What to work on >>
Leave out all pictures. Return exactly the lines from the top of the material through the line containing "0.8, 0.9, 1.0];".

Information supplied >>
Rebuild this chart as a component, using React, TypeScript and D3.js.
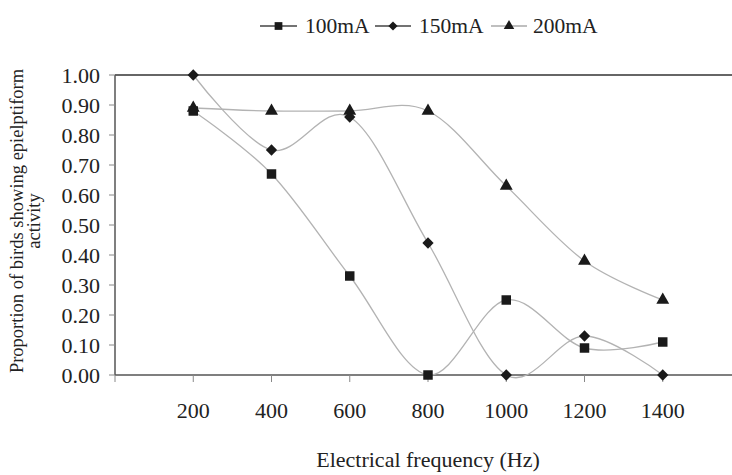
import React, { useEffect, useRef } from 'react';
import * as d3 from 'd3';

const frequencies = [200, 400, 600, 800, 1000, 1200, 1400];
const xTicks = [0, 200, 400, 600, 800, 1000, 1200, 1400, 1600];
const xTickLabels = ['200', '400', '600', '800', '1000', '1200', '1400'];
const yTicks = [0, 0.1, 0.2, 0.3, 0.4, 0.5, 0.6, 0.7, 0.8, 0.9, 1.0];

const seriesNames = ['100mA', '150mA', '200mA'];
const values100 = [0.88, 0.67, 0.33, 0.0, 0.25, 0.09, 0.11];
const values150 = [1.0, 0.75, 0.86, 0.44, 0.0, 0.13, 0.0];
const values200 = [0.89, 0.88, 0.88, 0.88, 0.63, 0.38, 0.25];
const markerTypes = ['square', 'diamond', 'triangle'];

const width = 732;
const height = 475;
const FONT = '"Liberation Serif", "Times New Roman", serif';

const App = () => {
    const svgRef = useRef<SVGSVGElement>(null);

    useEffect(() => {
        const svg = d3.select(svgRef.current);
        svg.selectAll('*').remove();

        const x = d3.scaleLinear().domain([0, 1600]).range([115, 741]);
        const y = d3.scaleLinear().domain([0, 1]).range([375, 75]);

        const symbolFor = (t: string, size: number) => {
            if (t === 'square') return d3.symbol().type(d3.symbolSquare).size(size)();
            if (t === 'diamond') return d3.symbol().type(d3.symbolDiamond2).size(size * 0.9)();
            return d3.symbol().type(d3.symbolTriangle).size(size * 0.8)();
        };

        // top border line at 1.00
        svg.append('line')
            .attr('x1', x(0)).attr('x2', width)
            .attr('y1', y(1)).attr('y2', y(1))
            .attr('stroke', '#666').attr('stroke-width', 2);

        // y axis
        svg.append('line')
            .attr('x1', x(0)).attr('x2', x(0))
            .attr('y1', y(1)).attr('y2', y(0))
            .attr('stroke', '#555').attr('stroke-width', 1.5);
        svg.selectAll('.ytick')
            .data(yTicks)
            .enter()
            .append('line')
            .attr('x1', x(0) - 6).attr('x2', x(0))
            .attr('y1', d => y(d)).attr('y2', d => y(d))
            .attr('stroke', '#888').attr('stroke-width', 1);
        svg.selectAll('.ylabel')
            .data(yTicks)
            .enter()
            .append('text')
            .attr('x', 100)
            .attr('y', d => y(d) + 7.5)
            .attr('text-anchor', 'end')
            .style('font-family', FONT)
            .style('font-size', '22px')
            .attr('fill', '#222')
            .text(d => d.toFixed(2));

        // x axis
        svg.append('line')
            .attr('x1', x(0)).attr('x2', width)
            .attr('y1', y(0)).attr('y2', y(0))
            .attr('stroke', '#555').attr('stroke-width', 1.5);
        svg.selectAll('.xtick')
            .data(xTicks)
            .enter()
            .append('line')
            .attr('x1', d => x(d)).attr('x2', d => x(d))
            .attr('y1', y(0)).attr('y2', y(0) + 7)
            .attr('stroke', '#888').attr('stroke-width', 1);
        svg.selectAll('.xlabel')
            .data(frequencies)
            .enter()
            .append('text')
            .attr('x', d => x(d))
            .attr('y', 418)
            .attr('text-anchor', 'middle')
            .style('font-family', FONT)
            .style('font-size', '22px')
            .attr('fill', '#222')
            .text((d, i) => xTickLabels[i]);

        // axis titles
        svg.append('text')
            .attr('x', 428)
            .attr('y', 467)
            .attr('text-anchor', 'middle')
            .style('font-family', FONT)
            .style('font-size', '22px')
            .attr('fill', '#222')
            .text('Electrical frequency (Hz)');

        const yTitle = svg.append('text')
            .attr('transform', 'translate(23,221) rotate(-90)')
            .attr('text-anchor', 'middle')
            .style('font-family', FONT)
            .style('font-size', '18.5px')
            .attr('fill', '#222');
        yTitle.append('tspan').attr('x', 0).attr('dy', 0).text('Proportion of birds showing epielptiform');
        yTitle.append('tspan').attr('x', 0).attr('dy', 17).text('activity');

        // series
        const allSeries = [values200, values150, values100];
        const allMarkers = [markerTypes[2], markerTypes[1], markerTypes[0]];

        const line = d3.line<number>()
            .x((d, i) => x(frequencies[i]))
            .y(d => y(d))
            .curve(d3.curveCardinal.tension(0));

        allSeries.forEach(vals => {
            svg.append('path')
                .datum(vals)
                .attr('fill', 'none')
                .attr('stroke', '#b3b3b3')
                .attr('stroke-width', 1.3)
                .attr('d', line);
        });

        allSeries.forEach((vals, si) => {
            svg.selectAll(`.m${si}`)
                .data(vals)
                .enter()
                .append('path')
                .attr('transform', (d, i) => `translate(${x(frequencies[i])},${y(d)})`)
                .attr('d', symbolFor(allMarkers[si], 90))
                .attr('fill', '#1a1a1a');
        });

        // legend
        const legendItems = [
            { name: seriesNames[0], marker: markerTypes[0], x1: 260, x2: 297, tx: 305 },
            { name: seriesNames[1], marker: markerTypes[1], x1: 375, x2: 411, tx: 419 },
            { name: seriesNames[2], marker: markerTypes[2], x1: 491, x2: 527, tx: 533 },
        ];
        legendItems.forEach(item => {
            svg.append('line')
                .attr('x1', item.x1).attr('x2', item.x2)
                .attr('y1', 26).attr('y2', 26)
                .attr('stroke', item.marker === 'triangle' ? '#aaa' : '#444')
                .attr('stroke-width', 1.3);
            svg.append('path')
                .attr('transform', `translate(${(item.x1 + item.x2) / 2},26)`)
                .attr('d', symbolFor(item.marker, 60))
                .attr('fill', '#1a1a1a');
            svg.append('text')
                .attr('x', item.tx)
                .attr('y', 33)
                .style('font-family', FONT)
                .style('font-size', '21.5px')
                .attr('fill', '#222')
                .text(item.name);
        });
    }, []);

    return (
        <div style={{ position: 'absolute', left: 0, top: 0, background: '#fff' }}>
            <svg ref={svgRef} width={width} height={height}></svg>
        </div>
    );
};

export default App;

Reply to the exercise >>
Rebuild this chart as a component, using React, TypeScript and D3.js.
import React, { useEffect, useRef } from 'react';
import * as d3 from 'd3';

const frequencies = [200, 400, 600, 800, 1000, 1200, 1400];
const xTicks = [0, 200, 400, 600, 800, 1000, 1200, 1400, 1600];
const xTickLabels = ['200', '400', '600', '800', '1000', '1200', '1400'];
const yTicks = [0, 0.1, 0.2, 0.3, 0.4, 0.5, 0.6, 0.7, 0.8, 0.9, 1.0];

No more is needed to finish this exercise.